#### RECORD EXTRACTS ####

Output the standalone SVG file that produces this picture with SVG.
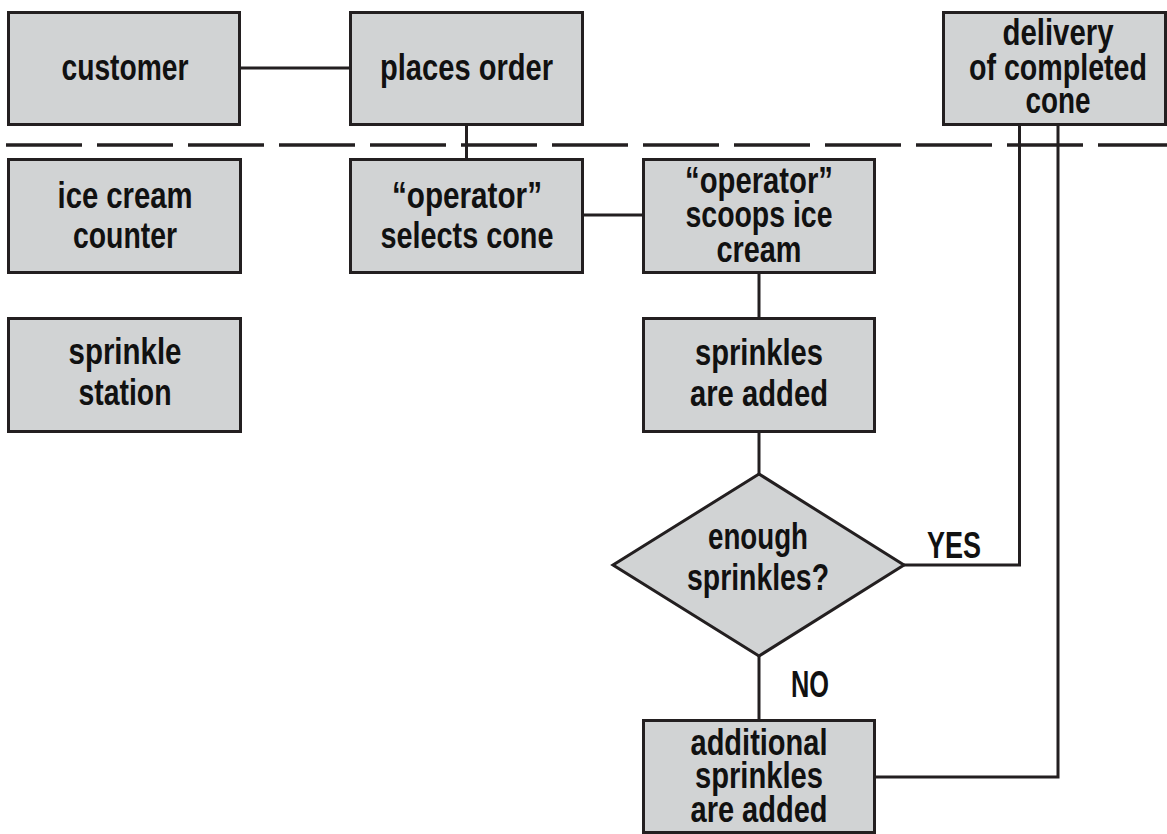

####
#### RECORD EXTRACTS ####

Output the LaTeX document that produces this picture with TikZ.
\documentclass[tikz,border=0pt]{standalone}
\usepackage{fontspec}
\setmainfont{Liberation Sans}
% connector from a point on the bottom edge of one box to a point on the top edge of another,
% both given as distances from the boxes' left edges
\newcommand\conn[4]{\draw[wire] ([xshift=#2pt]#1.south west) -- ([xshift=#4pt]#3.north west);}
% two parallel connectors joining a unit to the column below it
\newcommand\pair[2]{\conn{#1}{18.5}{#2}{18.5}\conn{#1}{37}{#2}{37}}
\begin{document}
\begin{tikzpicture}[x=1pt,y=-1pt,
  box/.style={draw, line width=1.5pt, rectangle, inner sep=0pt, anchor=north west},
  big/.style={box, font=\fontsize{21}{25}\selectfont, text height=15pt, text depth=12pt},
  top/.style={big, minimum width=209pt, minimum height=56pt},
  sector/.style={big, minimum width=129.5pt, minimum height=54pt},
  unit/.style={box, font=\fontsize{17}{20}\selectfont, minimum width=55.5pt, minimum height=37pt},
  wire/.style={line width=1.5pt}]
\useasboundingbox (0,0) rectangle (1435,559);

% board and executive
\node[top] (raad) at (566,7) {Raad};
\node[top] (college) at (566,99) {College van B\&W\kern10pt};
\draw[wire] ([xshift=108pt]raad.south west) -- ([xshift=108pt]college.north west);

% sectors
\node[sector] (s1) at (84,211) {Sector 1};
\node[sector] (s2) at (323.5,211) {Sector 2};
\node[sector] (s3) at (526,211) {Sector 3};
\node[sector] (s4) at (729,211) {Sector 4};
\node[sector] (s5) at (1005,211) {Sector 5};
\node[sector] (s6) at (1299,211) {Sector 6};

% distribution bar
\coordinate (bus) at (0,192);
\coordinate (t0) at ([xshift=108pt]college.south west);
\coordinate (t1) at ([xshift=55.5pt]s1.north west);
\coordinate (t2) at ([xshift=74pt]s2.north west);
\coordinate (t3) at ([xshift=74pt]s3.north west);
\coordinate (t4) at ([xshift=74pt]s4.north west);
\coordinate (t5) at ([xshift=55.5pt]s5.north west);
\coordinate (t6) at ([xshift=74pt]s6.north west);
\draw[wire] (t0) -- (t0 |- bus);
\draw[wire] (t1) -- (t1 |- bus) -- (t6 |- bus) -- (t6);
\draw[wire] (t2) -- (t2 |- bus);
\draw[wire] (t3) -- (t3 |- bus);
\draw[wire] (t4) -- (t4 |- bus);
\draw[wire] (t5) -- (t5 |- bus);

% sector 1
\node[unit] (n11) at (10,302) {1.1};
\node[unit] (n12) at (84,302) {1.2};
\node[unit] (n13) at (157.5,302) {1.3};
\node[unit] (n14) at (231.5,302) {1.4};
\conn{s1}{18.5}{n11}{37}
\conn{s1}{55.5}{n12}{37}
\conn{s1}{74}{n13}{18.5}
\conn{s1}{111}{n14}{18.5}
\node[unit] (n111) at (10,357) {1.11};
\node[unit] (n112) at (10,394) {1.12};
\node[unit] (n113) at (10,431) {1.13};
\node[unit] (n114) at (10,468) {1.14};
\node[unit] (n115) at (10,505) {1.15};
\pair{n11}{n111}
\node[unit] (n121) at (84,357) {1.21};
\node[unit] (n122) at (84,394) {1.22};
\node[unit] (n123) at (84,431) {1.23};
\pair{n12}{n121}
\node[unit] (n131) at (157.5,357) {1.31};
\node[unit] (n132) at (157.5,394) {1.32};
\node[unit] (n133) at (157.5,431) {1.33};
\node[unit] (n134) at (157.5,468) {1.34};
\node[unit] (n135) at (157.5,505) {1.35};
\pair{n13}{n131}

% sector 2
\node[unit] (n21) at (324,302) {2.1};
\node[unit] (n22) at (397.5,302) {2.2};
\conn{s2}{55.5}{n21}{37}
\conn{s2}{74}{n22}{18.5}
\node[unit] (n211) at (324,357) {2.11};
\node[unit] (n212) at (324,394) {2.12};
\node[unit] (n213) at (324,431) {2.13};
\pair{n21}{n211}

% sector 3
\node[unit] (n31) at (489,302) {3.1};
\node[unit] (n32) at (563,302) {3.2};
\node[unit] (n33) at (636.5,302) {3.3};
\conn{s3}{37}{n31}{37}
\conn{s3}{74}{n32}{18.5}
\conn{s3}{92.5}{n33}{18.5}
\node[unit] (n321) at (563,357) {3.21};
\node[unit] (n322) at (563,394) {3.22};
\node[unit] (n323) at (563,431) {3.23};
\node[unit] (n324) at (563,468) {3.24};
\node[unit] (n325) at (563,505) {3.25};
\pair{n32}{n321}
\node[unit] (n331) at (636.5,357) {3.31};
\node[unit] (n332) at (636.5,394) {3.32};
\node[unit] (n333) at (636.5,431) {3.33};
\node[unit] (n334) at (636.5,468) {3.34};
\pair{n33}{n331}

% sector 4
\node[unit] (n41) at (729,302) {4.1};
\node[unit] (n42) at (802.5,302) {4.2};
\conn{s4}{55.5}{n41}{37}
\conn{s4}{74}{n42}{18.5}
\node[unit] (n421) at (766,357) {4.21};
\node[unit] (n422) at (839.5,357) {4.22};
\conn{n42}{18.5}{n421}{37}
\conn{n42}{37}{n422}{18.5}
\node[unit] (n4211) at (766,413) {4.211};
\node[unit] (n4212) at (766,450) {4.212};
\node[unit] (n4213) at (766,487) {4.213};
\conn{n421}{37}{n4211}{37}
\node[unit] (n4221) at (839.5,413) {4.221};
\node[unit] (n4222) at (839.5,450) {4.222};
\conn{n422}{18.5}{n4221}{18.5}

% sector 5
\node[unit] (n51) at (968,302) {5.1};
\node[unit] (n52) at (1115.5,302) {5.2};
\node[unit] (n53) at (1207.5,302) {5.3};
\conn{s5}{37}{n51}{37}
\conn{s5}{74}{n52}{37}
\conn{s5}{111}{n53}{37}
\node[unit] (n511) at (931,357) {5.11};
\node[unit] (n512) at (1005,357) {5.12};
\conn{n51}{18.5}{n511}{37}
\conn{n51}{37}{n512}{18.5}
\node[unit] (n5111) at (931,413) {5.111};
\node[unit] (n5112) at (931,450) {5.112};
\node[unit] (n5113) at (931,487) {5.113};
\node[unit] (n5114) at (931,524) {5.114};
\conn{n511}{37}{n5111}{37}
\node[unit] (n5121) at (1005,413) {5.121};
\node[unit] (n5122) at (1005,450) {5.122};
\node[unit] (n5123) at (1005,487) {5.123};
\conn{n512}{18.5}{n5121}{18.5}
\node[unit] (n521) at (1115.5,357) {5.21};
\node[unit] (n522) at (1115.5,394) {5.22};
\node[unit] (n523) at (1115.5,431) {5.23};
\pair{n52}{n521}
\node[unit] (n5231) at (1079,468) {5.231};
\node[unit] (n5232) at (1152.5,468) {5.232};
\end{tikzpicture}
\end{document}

####
#### RECORD EXTRACTS ####

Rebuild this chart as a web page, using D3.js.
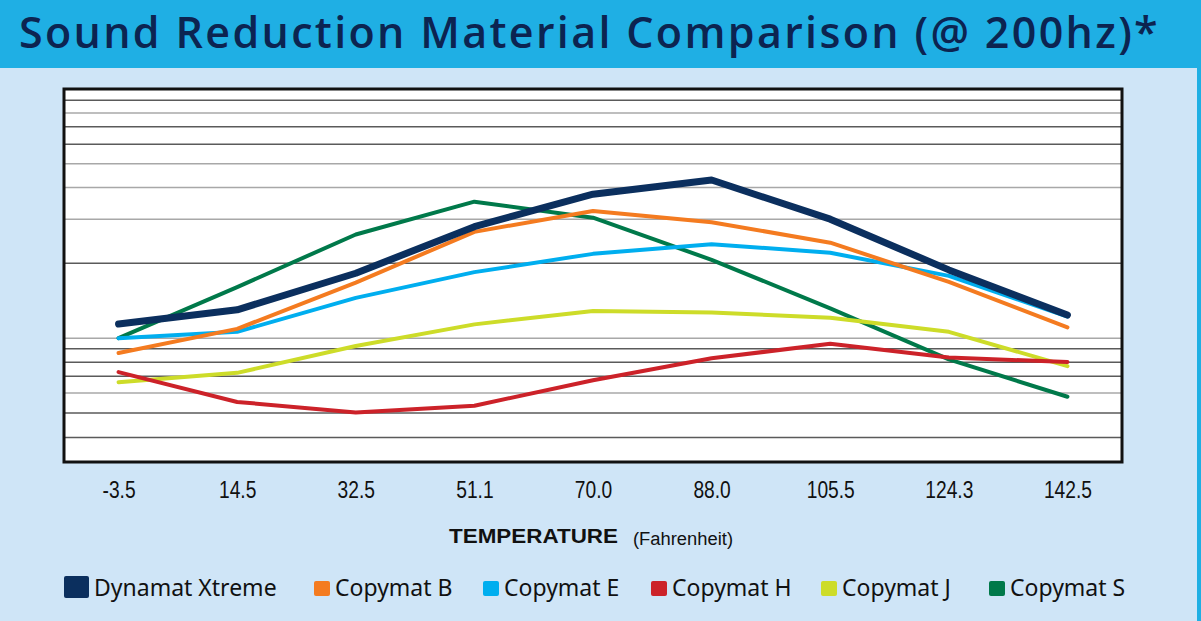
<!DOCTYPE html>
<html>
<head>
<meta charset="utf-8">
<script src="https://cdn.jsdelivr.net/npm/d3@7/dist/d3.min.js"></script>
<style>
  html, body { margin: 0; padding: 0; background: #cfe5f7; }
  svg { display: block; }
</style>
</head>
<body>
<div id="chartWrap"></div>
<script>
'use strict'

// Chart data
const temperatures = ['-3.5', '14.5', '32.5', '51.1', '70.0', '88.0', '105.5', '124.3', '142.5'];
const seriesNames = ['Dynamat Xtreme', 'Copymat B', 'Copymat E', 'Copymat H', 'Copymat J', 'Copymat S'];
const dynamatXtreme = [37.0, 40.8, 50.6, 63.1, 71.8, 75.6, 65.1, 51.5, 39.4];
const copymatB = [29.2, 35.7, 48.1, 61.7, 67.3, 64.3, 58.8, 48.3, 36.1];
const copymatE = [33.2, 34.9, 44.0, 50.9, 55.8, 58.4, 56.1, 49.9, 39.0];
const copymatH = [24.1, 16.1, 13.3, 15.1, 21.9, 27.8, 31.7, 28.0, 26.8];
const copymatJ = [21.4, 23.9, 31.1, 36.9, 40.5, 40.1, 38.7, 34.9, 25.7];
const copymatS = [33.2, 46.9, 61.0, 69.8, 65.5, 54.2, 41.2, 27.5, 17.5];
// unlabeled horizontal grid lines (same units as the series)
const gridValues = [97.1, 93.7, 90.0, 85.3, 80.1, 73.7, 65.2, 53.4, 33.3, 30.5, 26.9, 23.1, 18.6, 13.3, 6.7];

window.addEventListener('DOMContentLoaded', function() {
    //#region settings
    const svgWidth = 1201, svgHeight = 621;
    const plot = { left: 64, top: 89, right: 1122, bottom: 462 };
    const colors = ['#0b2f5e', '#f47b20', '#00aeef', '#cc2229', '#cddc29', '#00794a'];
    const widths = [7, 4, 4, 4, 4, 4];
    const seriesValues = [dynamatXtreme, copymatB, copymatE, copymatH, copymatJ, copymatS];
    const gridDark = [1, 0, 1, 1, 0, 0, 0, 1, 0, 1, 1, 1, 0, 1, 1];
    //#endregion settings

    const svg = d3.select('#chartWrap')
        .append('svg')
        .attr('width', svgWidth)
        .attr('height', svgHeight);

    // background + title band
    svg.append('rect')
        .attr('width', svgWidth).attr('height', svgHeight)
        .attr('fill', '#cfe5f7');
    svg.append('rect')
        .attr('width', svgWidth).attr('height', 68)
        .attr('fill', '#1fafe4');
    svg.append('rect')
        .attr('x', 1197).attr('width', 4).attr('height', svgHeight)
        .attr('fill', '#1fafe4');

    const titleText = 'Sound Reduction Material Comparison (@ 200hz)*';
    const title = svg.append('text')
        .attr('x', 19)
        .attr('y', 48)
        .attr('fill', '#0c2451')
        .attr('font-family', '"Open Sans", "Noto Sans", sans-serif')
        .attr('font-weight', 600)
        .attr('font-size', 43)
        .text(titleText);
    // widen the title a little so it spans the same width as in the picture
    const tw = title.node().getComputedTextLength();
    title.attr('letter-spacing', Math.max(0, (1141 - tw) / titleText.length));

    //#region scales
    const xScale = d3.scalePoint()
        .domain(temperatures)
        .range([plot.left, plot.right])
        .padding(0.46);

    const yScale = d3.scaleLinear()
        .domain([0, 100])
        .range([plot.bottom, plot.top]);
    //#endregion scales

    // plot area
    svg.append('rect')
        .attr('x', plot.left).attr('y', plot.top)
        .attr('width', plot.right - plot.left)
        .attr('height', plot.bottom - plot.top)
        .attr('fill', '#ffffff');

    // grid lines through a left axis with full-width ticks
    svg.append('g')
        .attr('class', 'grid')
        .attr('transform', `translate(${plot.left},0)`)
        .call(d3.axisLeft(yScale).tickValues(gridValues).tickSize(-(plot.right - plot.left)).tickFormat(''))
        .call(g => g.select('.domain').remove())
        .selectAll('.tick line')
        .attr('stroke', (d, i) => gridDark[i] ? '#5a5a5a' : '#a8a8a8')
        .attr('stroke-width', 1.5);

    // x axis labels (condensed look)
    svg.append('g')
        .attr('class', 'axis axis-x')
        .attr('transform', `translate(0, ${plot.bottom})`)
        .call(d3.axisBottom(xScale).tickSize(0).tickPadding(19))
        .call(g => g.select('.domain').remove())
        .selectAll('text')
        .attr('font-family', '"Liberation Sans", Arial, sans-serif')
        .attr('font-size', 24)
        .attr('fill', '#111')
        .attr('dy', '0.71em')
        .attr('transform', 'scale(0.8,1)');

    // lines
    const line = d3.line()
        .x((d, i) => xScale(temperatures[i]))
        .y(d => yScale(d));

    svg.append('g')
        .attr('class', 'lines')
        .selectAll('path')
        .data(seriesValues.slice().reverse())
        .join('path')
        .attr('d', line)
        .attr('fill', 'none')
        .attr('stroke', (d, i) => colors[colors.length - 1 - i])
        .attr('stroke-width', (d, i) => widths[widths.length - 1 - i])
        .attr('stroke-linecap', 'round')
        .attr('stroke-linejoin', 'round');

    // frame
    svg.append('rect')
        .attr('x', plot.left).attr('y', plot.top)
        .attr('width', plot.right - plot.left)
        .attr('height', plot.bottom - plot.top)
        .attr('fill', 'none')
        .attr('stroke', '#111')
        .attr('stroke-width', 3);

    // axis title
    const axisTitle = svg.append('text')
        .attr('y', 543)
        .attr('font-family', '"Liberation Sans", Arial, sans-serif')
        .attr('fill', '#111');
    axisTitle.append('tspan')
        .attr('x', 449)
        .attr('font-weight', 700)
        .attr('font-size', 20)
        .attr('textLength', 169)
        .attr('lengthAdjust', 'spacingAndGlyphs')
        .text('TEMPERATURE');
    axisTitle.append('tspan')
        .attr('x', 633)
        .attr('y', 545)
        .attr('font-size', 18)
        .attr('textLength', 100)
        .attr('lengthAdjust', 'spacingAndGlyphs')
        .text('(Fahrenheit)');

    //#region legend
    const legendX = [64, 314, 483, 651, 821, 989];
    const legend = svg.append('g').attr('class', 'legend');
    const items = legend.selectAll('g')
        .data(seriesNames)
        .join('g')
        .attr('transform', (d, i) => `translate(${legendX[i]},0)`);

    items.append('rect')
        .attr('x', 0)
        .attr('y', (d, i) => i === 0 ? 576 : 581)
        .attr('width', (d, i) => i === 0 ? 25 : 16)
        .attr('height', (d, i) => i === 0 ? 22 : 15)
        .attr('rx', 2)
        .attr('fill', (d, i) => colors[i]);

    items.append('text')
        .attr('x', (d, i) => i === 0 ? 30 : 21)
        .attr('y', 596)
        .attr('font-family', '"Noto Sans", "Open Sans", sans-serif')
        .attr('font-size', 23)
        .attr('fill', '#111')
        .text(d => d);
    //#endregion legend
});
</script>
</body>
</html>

####

REQUIRED TASK — Show each line holding the word "with".

RESULT OF THIS EXERCISE —
Output the standalone SVG file that produces this picture with SVG.
Output the LaTeX document that produces this picture with TikZ.
    // grid lines through a left axis with full-width ticks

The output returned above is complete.